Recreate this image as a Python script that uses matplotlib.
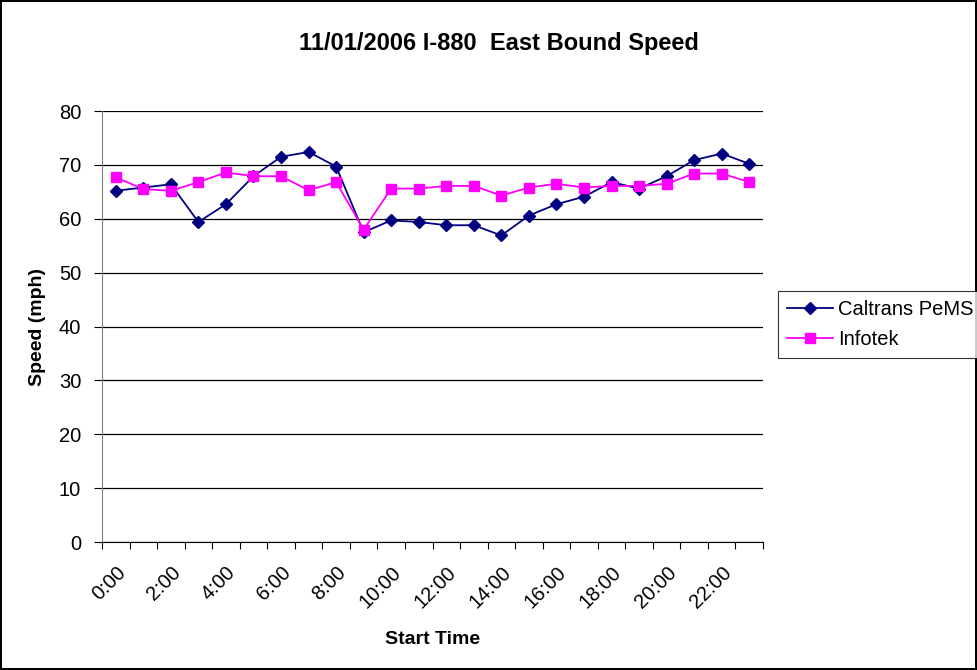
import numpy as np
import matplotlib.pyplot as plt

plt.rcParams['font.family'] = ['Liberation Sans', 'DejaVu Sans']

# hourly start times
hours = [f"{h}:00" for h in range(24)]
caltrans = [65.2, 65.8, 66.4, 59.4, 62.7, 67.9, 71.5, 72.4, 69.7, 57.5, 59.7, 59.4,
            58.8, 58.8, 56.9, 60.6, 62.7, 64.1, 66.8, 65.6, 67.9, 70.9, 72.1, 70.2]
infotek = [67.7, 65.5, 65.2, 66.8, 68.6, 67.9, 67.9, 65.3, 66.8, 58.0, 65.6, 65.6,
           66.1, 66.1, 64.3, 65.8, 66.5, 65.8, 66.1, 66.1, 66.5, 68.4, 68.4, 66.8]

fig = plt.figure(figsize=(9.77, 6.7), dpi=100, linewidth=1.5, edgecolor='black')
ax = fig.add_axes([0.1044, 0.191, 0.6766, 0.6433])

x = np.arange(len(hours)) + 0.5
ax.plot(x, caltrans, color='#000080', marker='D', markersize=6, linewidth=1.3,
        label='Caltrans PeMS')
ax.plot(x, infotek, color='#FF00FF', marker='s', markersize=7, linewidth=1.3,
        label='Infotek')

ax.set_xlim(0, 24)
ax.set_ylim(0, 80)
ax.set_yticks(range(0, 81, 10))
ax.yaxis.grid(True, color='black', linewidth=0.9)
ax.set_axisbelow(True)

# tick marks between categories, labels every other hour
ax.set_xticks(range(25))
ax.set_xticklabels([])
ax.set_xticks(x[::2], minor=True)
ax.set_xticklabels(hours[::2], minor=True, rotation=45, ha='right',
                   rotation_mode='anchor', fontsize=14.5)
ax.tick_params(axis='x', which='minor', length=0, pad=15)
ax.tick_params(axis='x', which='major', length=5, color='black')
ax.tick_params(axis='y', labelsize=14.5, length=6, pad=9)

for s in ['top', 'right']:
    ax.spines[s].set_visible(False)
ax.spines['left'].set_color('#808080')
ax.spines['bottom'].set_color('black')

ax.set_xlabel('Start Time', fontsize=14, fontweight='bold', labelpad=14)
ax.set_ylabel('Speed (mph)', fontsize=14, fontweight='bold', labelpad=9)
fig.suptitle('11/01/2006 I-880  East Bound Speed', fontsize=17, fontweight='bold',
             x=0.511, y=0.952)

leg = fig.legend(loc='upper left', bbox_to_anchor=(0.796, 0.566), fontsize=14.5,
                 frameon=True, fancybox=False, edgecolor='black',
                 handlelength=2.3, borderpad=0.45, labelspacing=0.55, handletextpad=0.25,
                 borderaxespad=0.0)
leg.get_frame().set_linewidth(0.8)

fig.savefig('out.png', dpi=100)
══════════════════════════════
> **OBJECTIVE**
Send back the data above word for word, with the pictures left out.

> **EXERCISE OUTPUT**
Recreate this image as a Python script that uses matplotlib.
import numpy as np
import matplotlib.pyplot as plt

plt.rcParams['font.family'] = ['Liberation Sans', 'DejaVu Sans']

# hourly start times
hours = [f"{h}:00" for h in range(24)]
caltrans = [65.2, 65.8, 66.4, 59.4, 62.7, 67.9, 71.5, 72.4, 69.7, 57.5, 59.7, 59.4,
            58.8, 58.8, 56.9, 60.6, 62.7, 64.1, 66.8, 65.6, 67.9, 70.9, 72.1, 70.2]
infotek = [67.7, 65.5, 65.2, 66.8, 68.6, 67.9, 67.9, 65.3, 66.8, 58.0, 65.6, 65.6,
           66.1, 66.1, 64.3, 65.8, 66.5, 65.8, 66.1, 66.1, 66.5, 68.4, 68.4, 66.8]

fig = plt.figure(figsize=(9.77, 6.7), dpi=100, linewidth=1.5, edgecolor='black')
ax = fig.add_axes([0.1044, 0.191, 0.6766, 0.6433])

x = np.arange(len(hours)) + 0.5
ax.plot(x, caltrans, color='#000080', marker='D', markersize=6, linewidth=1.3,
        label='Caltrans PeMS')
ax.plot(x, infotek, color='#FF00FF', marker='s', markersize=7, linewidth=1.3,
        label='Infotek')

ax.set_xlim(0, 24)
ax.set_ylim(0, 80)
ax.set_yticks(range(0, 81, 10))
ax.yaxis.grid(True, color='black', linewidth=0.9)
ax.set_axisbelow(True)

# tick marks between categories, labels every other hour
ax.set_xticks(range(25))
ax.set_xticklabels([])
ax.set_xticks(x[::2], minor=True)
ax.set_xticklabels(hours[::2], minor=True, rotation=45, ha='right',
                   rotation_mode='anchor', fontsize=14.5)
ax.tick_params(axis='x', which='minor', length=0, pad=15)
ax.tick_params(axis='x', which='major', length=5, color='black')
ax.tick_params(axis='y', labelsize=14.5, length=6, pad=9)

for s in ['top', 'right']:
    ax.spines[s].set_visible(False)
ax.spines['left'].set_color('#808080')
ax.spines['bottom'].set_color('black')

ax.set_xlabel('Start Time', fontsize=14, fontweight='bold', labelpad=14)
ax.set_ylabel('Speed (mph)', fontsize=14, fontweight='bold', labelpad=9)
fig.suptitle('11/01/2006 I-880  East Bound Speed', fontsize=17, fontweight='bold',
             x=0.511, y=0.952)

leg = fig.legend(loc='upper left', bbox_to_anchor=(0.796, 0.566), fontsize=14.5,
                 frameon=True, fancybox=False, edgecolor='black',
                 handlelength=2.3, borderpad=0.45, labelspacing=0.55, handletextpad=0.25,
                 borderaxespad=0.0)
leg.get_frame().set_linewidth(0.8)

fig.savefig('out.png', dpi=100)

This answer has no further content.